Y a t-il une raison d’être de la conscience, peut-elle s’affermir de ses propres raisonnements, de façon autarcique comme l’entend le jeune homme au moins sûr d’une chose, c’est que l’usurière ne mérite pas de vivre, qu’elle lui parait aussi nuisible qu’un pou.

Cette solitude d’une conscience qui tourne en rond parce qu’elle n’ a pas d’autres critères que son propre miroir, est totalement dans le déni d’une réalité compensatoire, sans concession.

Comment sortir de soi, d’une prison intérieure, une forteresse à vide qui grelotte de cauchemars, chauffée à blanc par sa propre fièvre, pour aller vers l’autre, qui n’aurait rien d’autre à offrir que sa propre misère.

Photo Marc GINOT

Pourtant un pont de solidarité va se construire de façon inespérée comme si seul un malheureux pouvait comprendre un malheureux. C’est Sonia, la jeune prostituée au coeur pur qui ouvrira ses bras à Raskolnikov, le criminel, et aussi la bienveillance du policier Porphyre qui permettra au jeune homme d’avouer son crime non par remord mais pour rejoindre la société humaine aussi désespérante soit-elle.

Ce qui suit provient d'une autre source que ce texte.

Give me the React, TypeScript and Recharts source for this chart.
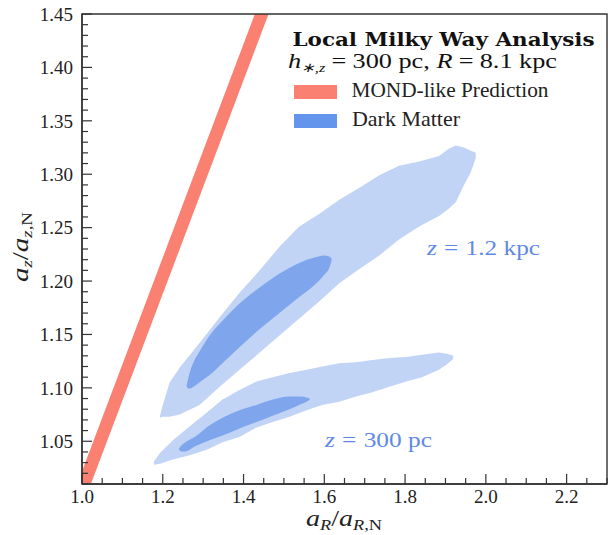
import { ComposedChart, Area, XAxis, YAxis, ReferenceArea } from 'recharts';

// MOND-like prediction band (a_z/a_z,N vs a_R/a_R,N)
const bandX = [1.0, 1.5];
const bandLo = [0.988, 1.488];
const bandHi = [1.022, 1.522];

// dark matter contours, z = 1.2 kpc
const kpcOuterX = [1.193, 1.2, 1.217, 1.242, 1.291, 1.341, 1.39, 1.44, 1.489, 1.538, 1.588, 1.637, 1.686, 1.736, 1.785, 1.835, 1.884, 1.909, 1.926, 1.946, 1.963, 1.975];
const kpcOuterLo = [1.072, 1.073, 1.073, 1.075, 1.084, 1.101, 1.117, 1.133, 1.149, 1.165, 1.181, 1.198, 1.211, 1.224, 1.239, 1.251, 1.261, 1.268, 1.274, 1.29, 1.302, 1.315];
const kpcOuterHi = [1.074, 1.084, 1.105, 1.119, 1.142, 1.166, 1.189, 1.21, 1.232, 1.251, 1.263, 1.276, 1.287, 1.299, 1.308, 1.312, 1.317, 1.324, 1.327, 1.325, 1.322, 1.32];

const kpcInnerX = [1.259, 1.263, 1.268, 1.276, 1.291, 1.316, 1.353, 1.39, 1.44, 1.489, 1.538, 1.575, 1.6, 1.612, 1.618];
const kpcInnerLo = [1.101, 1.0995, 1.0995, 1.101, 1.105, 1.112, 1.125, 1.138, 1.155, 1.17, 1.185, 1.196, 1.206, 1.212, 1.219];
const kpcInnerHi = [1.102, 1.109, 1.116, 1.124, 1.134, 1.149, 1.165, 1.179, 1.194, 1.207, 1.217, 1.222, 1.224, 1.223, 1.221];

// dark matter contours, z = 300 pc
const pcOuterX = [1.178, 1.193, 1.225, 1.267, 1.309, 1.348, 1.39, 1.432, 1.472, 1.514, 1.556, 1.595, 1.637, 1.679, 1.719, 1.761, 1.803, 1.842, 1.884, 1.904, 1.919];
const pcOuterLo = [1.028, 1.029, 1.033, 1.037, 1.042, 1.049, 1.054, 1.063, 1.068, 1.073, 1.079, 1.084, 1.087, 1.092, 1.096, 1.101, 1.106, 1.11, 1.117, 1.122, 1.127];
const pcOuterHi = [1.031, 1.039, 1.051, 1.064, 1.077, 1.089, 1.098, 1.106, 1.11, 1.114, 1.117, 1.12, 1.123, 1.124, 1.126, 1.128, 1.129, 1.131, 1.133, 1.132, 1.13];

const pcInnerX = [1.24, 1.246, 1.256, 1.279, 1.316, 1.353, 1.39, 1.432, 1.472, 1.514, 1.543, 1.556, 1.564];
const pcInnerLo = [1.042, 1.0405, 1.0405, 1.045, 1.051, 1.056, 1.062, 1.068, 1.074, 1.08, 1.085, 1.087, 1.089];
const pcInnerHi = [1.043, 1.046, 1.049, 1.054, 1.065, 1.073, 1.079, 1.084, 1.089, 1.092, 1.092, 1.091, 1.09];

const xTickLabels = [1.0, 1.2, 1.4, 1.6, 1.8, 2.0, 2.2];
const yTickLabels = [1.05, 1.1, 1.15, 1.2, 1.25, 1.3, 1.35, 1.4, 1.45];

const X_DOMAIN = [1.0, 2.3];
const Y_DOMAIN = [1.01, 1.45];

const SALMON = '#fa8072';
const CORNFLOWER = '#6495ed';
const LIGHT = '#c2d4f5';
const DARK = '#7fa6ec';
const LABEL_BLUE = '#6189e6';
const AXIS = '#333';
const SERIF = "'Liberation Serif', 'Times New Roman', serif";

const toRange = (xs: number[], lo: number[], hi: number[]) =>
  xs.map((x, i) => ({ x, r: [lo[i], hi[i]] }));

// minor ticks: every 0.05 in x, every 0.01 in y
const xTicks: number[] = [];
for (let v = 100; v <= 230; v += 5) xTicks.push(v / 100);
const yTicks: number[] = [];
for (let v = 101; v <= 145; v += 1) yTicks.push(v / 100);

const isMajorX = (v: number) => xTickLabels.some((t) => Math.abs(t - v) < 1e-6);
const isMajorY = (v: number) => yTickLabels.some((t) => Math.abs(t - v) < 1e-6);

function XTick(props: any) {
  const { x, y, payload } = props;
  const v = payload.value;
  const major = isMajorX(v);
  const y0 = y - 6; // axis line
  return (
    <g>
      <line x1={x} x2={x} y1={y0} y2={y0 - (major ? 10 : 6)} stroke={AXIS} strokeWidth={1.2} />
      {major && (
        <text x={x} y={y} dy="0.71em" textAnchor="middle" fontFamily={SERIF} fontSize={19} fill="#222">
          {v.toFixed(1)}
        </text>
      )}
    </g>
  );
}

function YTick(props: any) {
  const { x, y, payload } = props;
  const v = payload.value;
  const major = isMajorY(v);
  const x0 = x + 9; // axis line
  return (
    <g>
      <line x1={x0} x2={x0 + (major ? 10 : 6)} y1={y} y2={y} stroke={AXIS} strokeWidth={1.2} />
      {major && (
        <text x={x} y={y} dy="0.355em" textAnchor="end" fontFamily={SERIF} fontSize={19} fill="#222">
          {v.toFixed(2)}
        </text>
      )}
    </g>
  );
}

const fit = { lengthAdjust: 'spacingAndGlyphs' as const };

export default function App() {
  return (
    <div style={{ position: 'absolute', left: 0, top: 0, width: 608, height: 535, background: '#fff' }}>
      <ComposedChart width={608} height={535} margin={{ top: 14, right: 1, bottom: 0, left: 0 }}>
        <XAxis
          type="number"
          dataKey="x"
          domain={X_DOMAIN}
          ticks={xTicks}
          interval={0}
          allowDataOverflow
          tickSize={0}
          tickMargin={6}
          height={51}
          stroke={AXIS}
          strokeWidth={1.4}
          tick={(p: any) => <XTick {...p} />}
        />
        <YAxis
          type="number"
          domain={Y_DOMAIN}
          ticks={yTicks}
          interval={0}
          allowDataOverflow
          tickSize={0}
          tickMargin={9}
          width={82}
          stroke={AXIS}
          strokeWidth={1.4}
          tick={(p: any) => <YTick {...p} />}
        />
        <Area data={toRange(bandX, bandLo, bandHi)} dataKey="r" type="linear" stroke="none" fill={SALMON} fillOpacity={1} isAnimationActive={false} activeDot={false} />
        <Area data={toRange(kpcOuterX, kpcOuterLo, kpcOuterHi)} dataKey="r" type="linear" stroke="none" fill={LIGHT} fillOpacity={1} isAnimationActive={false} activeDot={false} />
        <Area data={toRange(kpcInnerX, kpcInnerLo, kpcInnerHi)} dataKey="r" type="monotone" stroke="none" fill={DARK} fillOpacity={1} isAnimationActive={false} activeDot={false} />
        <Area data={toRange(pcOuterX, pcOuterLo, pcOuterHi)} dataKey="r" type="linear" stroke="none" fill={LIGHT} fillOpacity={1} isAnimationActive={false} activeDot={false} />
        <Area data={toRange(pcInnerX, pcInnerLo, pcInnerHi)} dataKey="r" type="monotone" stroke="none" fill={DARK} fillOpacity={1} isAnimationActive={false} activeDot={false} />
        <ReferenceArea x1={X_DOMAIN[0]} x2={X_DOMAIN[1]} y1={Y_DOMAIN[0]} y2={Y_DOMAIN[1]} fill="none" stroke={AXIS} strokeWidth={1.4} ifOverflow="visible" />
      </ComposedChart>

      <svg width={608} height={535} style={{ position: 'absolute', left: 0, top: 0, pointerEvents: 'none' }}>
        {/* legend */}
        <text x={292.5} y={46} fontFamily="'DejaVu Serif', serif" fontWeight="bold" fontSize={18.5} fill="#111" textLength={302} {...fit}>
          Local Milky Way Analysis
        </text>
        <text x={288} y={68} fontFamily={SERIF} fontSize={21} fill="#111" textLength={269} {...fit}>
          <tspan fontStyle="italic">h</tspan>
          <tspan fontSize={13} dy={4} fontStyle="italic">∗,z</tspan>
          <tspan dy={-4} dx={5}>=</tspan>
          <tspan dx={5}>300 pc, </tspan>
          <tspan fontStyle="italic">R</tspan>
          <tspan dx={5}>=</tspan>
          <tspan dx={5}>8.1 kpc</tspan>
        </text>
        <rect x={294} y={85} width={43} height={14} fill={SALMON} />
        <text x={351.5} y={97.3} fontFamily={SERIF} fontSize={21} fill="#222" textLength={197} {...fit}>
          MOND-like Prediction
        </text>
        <rect x={294} y={114} width={43} height={14} fill={CORNFLOWER} />
        <text x={352} y={126} fontFamily={SERIF} fontSize={21} fill="#222" textLength={108} {...fit}>
          Dark Matter
        </text>

        {/* contour annotations */}
        <text x={427} y={255} fontFamily={SERIF} fontSize={21} fill={LABEL_BLUE} textLength={113} {...fit}>
          <tspan fontStyle="italic">z</tspan>
          <tspan dx={6}>=</tspan>
          <tspan dx={6}>1.2 kpc</tspan>
        </text>
        <text x={325} y={447} fontFamily={SERIF} fontSize={21} fill={LABEL_BLUE} textLength={107} {...fit}>
          <tspan fontStyle="italic">z</tspan>
          <tspan dx={6}>=</tspan>
          <tspan dx={6}>300 pc</tspan>
        </text>

        {/* axis titles */}
        <text x={344} y={526} textAnchor="middle" fontFamily={SERIF} fontSize={23} fill="#222" textLength={76} {...fit}>
          <tspan fontStyle="italic">a</tspan>
          <tspan fontSize={15} dy={4} fontStyle="italic">R</tspan>
          <tspan dy={-4}>/</tspan>
          <tspan fontStyle="italic">a</tspan>
          <tspan fontSize={15} dy={4} fontStyle="italic">R</tspan>
          <tspan fontSize={15}>,N</tspan>
        </text>
        <text transform="translate(28, 247) rotate(-90)" x={0} y={0} textAnchor="middle" fontFamily={SERIF} fontSize={23} fill="#222" textLength={70} {...fit}>
          <tspan fontStyle="italic">a</tspan>
          <tspan fontSize={15} dy={4} fontStyle="italic">z</tspan>
          <tspan dy={-4}>/</tspan>
          <tspan fontStyle="italic">a</tspan>
          <tspan fontSize={15} dy={4} fontStyle="italic">z</tspan>
          <tspan fontSize={15}>,N</tspan>
        </text>
      </svg>
    </div>
  );
}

Dans la mise en scène, les ténèbres du héros, s’ouvrent sur une galerie de personnages qui interpellent le héros avec leurs récits de vie, tous édentés par la misère morale et matérielle, pour atteindre un point lumineux ultime celui de l’amour qui le submerge pour Sonia.

La scénographie d’une sombre beauté, tel un idéogramme chinois offrant la vision d’allées et venues d’humains sur un pont jeté au-dessus de la vie rampante de nécessiteux, fait écho à la misère de notre époque actuelle.

La différence néanmoins qui frappe c’est qu’au 19ème siècle, il n’était pas encore question de société de consommation. Force est de constater que les usuriers ont pignon sur rue, aujourd’hui de plus belle.

Dostoïevski donne la parole à des individus qui n’ont aucun pouvoir politique, des laissés pour compte, qui empoignent pourtant la vie à bras le corps, celle de la violence de leurs sentiments.

Dostoïevski  fonde toutes ses recherches sur les représentations que nous avons de l’homme de la pire à la meilleure, avec ce désir oppressant, impétueux d’échapper à la corruption des idées pour atteindre le cœur de l’homme.

L’adaptation théâtrale du roman, fidèle aux dialogues de Dostoïevski, permet d’appréhender, d’un seul coup d’œil,  la force étrange d’une épave dans un océan obscur, qui continue à envoyer des signaux désespérés, qui a voix humaine, chargée malgré tout d’espérance.

Nous saluons le talent du metteur en scène Nicolas Oton qui fait preuve d’une étonnante sobriété et pénétration pour exprimer sans effets superfétatoires, toute la fièvre de Crime et châtiment, véritable thriller psychologique, d’une modernité cinglante.

Nous saluons également la performance des comédiens et de toute l’équipe technique qui a fait honneur à l’immense plateau de la magnifique scène nationale de Perpignan, l’Archipel, créé par Jean Nouvel, et couvé comme il se doit par son Directeur Général Borja Sitjà.